The exercise:
Beneath this line sits some data. Return only its lines from the one holding "Write the matplotlib code for this chart." through the one holding "s.set_color('#404040')", inclusive, exactly, with the images removed.

Plotting code records

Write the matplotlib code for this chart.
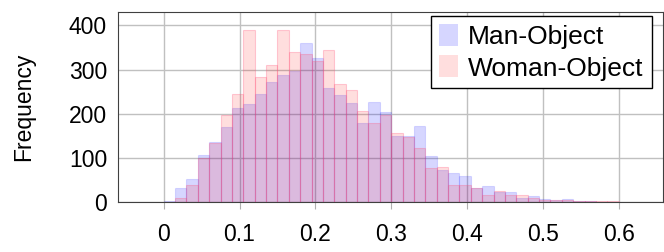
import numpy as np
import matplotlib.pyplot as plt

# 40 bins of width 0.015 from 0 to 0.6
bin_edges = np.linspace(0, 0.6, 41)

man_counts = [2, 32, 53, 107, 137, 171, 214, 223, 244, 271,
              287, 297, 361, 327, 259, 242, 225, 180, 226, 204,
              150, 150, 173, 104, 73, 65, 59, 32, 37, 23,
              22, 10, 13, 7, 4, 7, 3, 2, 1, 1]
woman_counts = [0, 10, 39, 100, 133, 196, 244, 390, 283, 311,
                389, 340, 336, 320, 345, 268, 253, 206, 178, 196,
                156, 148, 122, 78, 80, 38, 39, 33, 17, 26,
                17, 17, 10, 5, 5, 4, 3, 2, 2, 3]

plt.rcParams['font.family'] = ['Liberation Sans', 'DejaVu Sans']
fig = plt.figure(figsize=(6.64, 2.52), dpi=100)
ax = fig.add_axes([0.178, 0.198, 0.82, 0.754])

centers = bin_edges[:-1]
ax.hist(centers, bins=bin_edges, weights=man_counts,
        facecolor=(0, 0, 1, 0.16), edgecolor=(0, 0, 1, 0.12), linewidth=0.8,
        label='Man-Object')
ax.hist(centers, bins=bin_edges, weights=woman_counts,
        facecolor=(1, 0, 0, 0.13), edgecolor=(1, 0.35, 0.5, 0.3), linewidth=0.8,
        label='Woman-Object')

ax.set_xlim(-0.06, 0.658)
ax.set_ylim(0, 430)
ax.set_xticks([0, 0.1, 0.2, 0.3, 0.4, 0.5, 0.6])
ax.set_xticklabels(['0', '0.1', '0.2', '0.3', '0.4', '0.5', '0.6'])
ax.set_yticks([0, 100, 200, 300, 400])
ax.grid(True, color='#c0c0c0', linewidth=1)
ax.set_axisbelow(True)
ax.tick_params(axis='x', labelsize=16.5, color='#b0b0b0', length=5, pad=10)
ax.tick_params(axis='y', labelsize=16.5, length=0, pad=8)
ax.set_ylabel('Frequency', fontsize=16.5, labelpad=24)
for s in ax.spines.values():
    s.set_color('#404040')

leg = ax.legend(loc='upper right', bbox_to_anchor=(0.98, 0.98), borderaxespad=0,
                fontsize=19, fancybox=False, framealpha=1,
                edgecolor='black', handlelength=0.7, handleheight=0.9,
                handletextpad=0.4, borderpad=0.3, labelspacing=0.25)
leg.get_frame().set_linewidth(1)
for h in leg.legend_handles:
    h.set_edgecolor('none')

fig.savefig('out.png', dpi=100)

...

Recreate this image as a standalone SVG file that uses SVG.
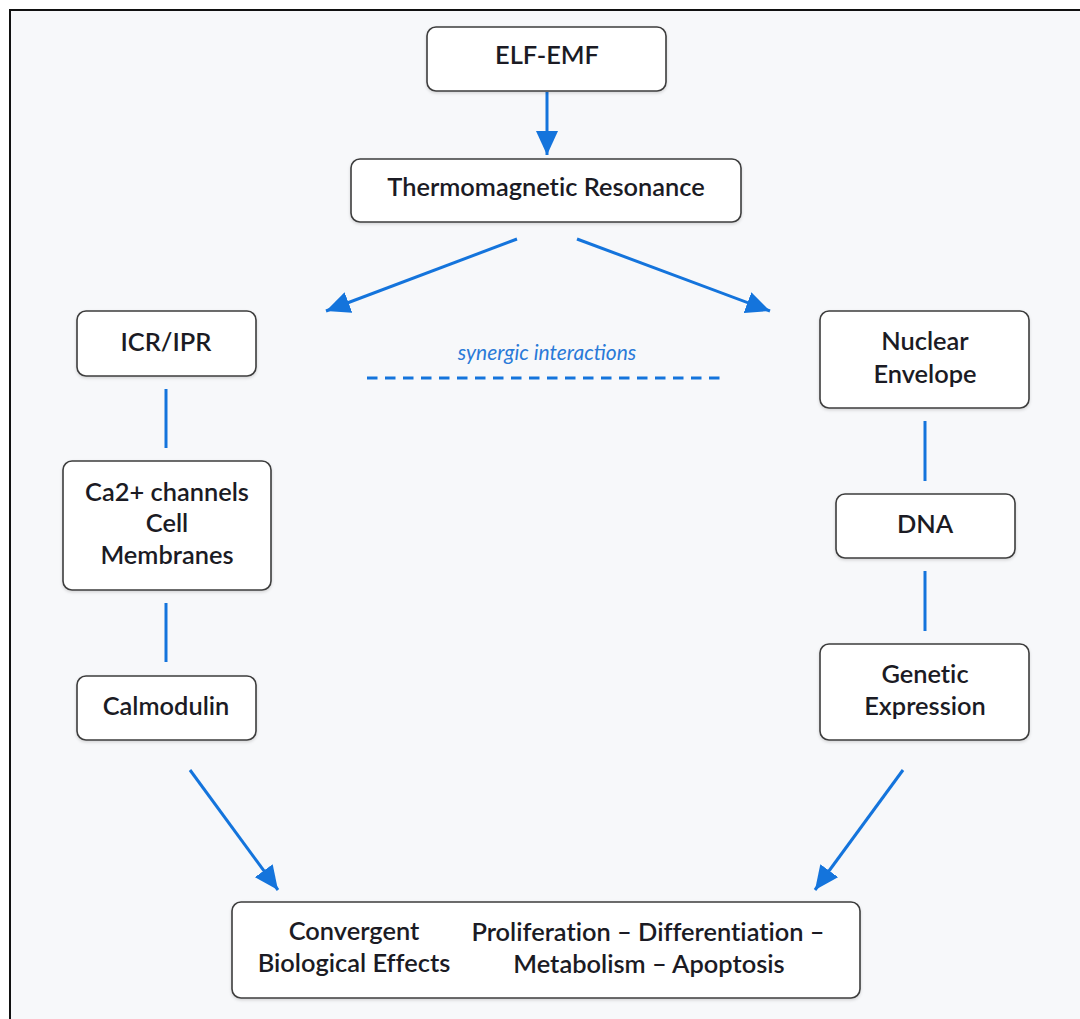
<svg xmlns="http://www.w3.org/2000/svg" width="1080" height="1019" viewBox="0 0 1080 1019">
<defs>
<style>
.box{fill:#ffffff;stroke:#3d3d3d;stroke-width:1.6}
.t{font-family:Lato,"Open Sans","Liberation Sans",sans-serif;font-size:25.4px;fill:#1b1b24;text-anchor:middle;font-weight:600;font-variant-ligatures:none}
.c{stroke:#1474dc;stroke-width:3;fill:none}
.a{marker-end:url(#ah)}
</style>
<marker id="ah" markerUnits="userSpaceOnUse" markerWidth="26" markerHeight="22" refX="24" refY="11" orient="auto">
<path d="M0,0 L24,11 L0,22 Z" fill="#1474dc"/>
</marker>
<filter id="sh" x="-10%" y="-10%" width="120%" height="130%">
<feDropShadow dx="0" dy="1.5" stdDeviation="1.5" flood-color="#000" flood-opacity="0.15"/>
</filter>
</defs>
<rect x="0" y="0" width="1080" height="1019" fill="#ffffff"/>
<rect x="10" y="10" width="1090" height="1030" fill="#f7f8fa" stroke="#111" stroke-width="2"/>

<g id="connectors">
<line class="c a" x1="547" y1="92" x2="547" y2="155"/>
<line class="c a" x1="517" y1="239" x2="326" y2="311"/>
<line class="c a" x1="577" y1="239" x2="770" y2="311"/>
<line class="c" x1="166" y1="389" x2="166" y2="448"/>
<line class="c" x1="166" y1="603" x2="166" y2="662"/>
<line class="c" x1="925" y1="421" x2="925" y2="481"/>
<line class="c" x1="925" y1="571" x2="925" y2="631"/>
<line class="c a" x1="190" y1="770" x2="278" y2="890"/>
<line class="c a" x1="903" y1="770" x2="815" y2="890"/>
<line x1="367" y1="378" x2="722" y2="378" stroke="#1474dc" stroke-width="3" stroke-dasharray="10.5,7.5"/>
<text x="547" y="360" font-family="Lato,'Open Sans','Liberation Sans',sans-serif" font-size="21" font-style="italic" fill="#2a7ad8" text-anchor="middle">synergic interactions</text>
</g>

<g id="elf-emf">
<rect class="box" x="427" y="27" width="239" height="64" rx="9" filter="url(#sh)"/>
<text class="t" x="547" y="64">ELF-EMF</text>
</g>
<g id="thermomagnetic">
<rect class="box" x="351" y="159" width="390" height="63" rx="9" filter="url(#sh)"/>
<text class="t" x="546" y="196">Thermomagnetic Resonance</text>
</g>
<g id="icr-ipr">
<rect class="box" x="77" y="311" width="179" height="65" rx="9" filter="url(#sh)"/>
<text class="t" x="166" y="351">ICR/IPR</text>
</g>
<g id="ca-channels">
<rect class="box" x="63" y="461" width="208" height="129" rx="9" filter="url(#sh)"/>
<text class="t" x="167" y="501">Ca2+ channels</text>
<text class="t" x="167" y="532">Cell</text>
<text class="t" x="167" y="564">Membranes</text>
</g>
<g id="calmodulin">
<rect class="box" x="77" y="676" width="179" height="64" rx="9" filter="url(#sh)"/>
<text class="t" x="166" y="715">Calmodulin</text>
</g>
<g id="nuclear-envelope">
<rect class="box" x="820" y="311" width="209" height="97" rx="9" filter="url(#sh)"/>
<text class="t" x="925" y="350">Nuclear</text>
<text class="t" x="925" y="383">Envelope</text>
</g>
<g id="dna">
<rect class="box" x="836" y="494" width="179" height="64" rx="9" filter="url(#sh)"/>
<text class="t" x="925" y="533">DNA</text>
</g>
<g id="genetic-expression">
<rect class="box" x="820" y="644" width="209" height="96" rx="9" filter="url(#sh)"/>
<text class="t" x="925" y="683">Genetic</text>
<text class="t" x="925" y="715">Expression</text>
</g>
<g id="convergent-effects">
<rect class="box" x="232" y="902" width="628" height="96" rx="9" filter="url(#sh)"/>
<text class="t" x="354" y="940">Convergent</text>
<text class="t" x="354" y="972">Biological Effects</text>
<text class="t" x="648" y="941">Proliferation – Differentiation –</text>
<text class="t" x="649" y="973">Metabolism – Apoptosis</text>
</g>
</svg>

Full response:
Write the matplotlib code for this chart.
import numpy as np
import matplotlib.pyplot as plt

# 40 bins of width 0.015 from 0 to 0.6
bin_edges = np.linspace(0, 0.6, 41)

man_counts = [2, 32, 53, 107, 137, 171, 214, 223, 244, 271,
              287, 297, 361, 327, 259, 242, 225, 180, 226, 204,
              150, 150, 173, 104, 73, 65, 59, 32, 37, 23,
              22, 10, 13, 7, 4, 7, 3, 2, 1, 1]
woman_counts = [0, 10, 39, 100, 133, 196, 244, 390, 283, 311,
                389, 340, 336, 320, 345, 268, 253, 206, 178, 196,
                156, 148, 122, 78, 80, 38, 39, 33, 17, 26,
                17, 17, 10, 5, 5, 4, 3, 2, 2, 3]

plt.rcParams['font.family'] = ['Liberation Sans', 'DejaVu Sans']
fig = plt.figure(figsize=(6.64, 2.52), dpi=100)
ax = fig.add_axes([0.178, 0.198, 0.82, 0.754])

centers = bin_edges[:-1]
ax.hist(centers, bins=bin_edges, weights=man_counts,
        facecolor=(0, 0, 1, 0.16), edgecolor=(0, 0, 1, 0.12), linewidth=0.8,
        label='Man-Object')
ax.hist(centers, bins=bin_edges, weights=woman_counts,
        facecolor=(1, 0, 0, 0.13), edgecolor=(1, 0.35, 0.5, 0.3), linewidth=0.8,
        label='Woman-Object')

ax.set_xlim(-0.06, 0.658)
ax.set_ylim(0, 430)
ax.set_xticks([0, 0.1, 0.2, 0.3, 0.4, 0.5, 0.6])
ax.set_xticklabels(['0', '0.1', '0.2', '0.3', '0.4', '0.5', '0.6'])
ax.set_yticks([0, 100, 200, 300, 400])
ax.grid(True, color='#c0c0c0', linewidth=1)
ax.set_axisbelow(True)
ax.tick_params(axis='x', labelsize=16.5, color='#b0b0b0', length=5, pad=10)
ax.tick_params(axis='y', labelsize=16.5, length=0, pad=8)
ax.set_ylabel('Frequency', fontsize=16.5, labelpad=24)
for s in ax.spines.values():
    s.set_color('#404040')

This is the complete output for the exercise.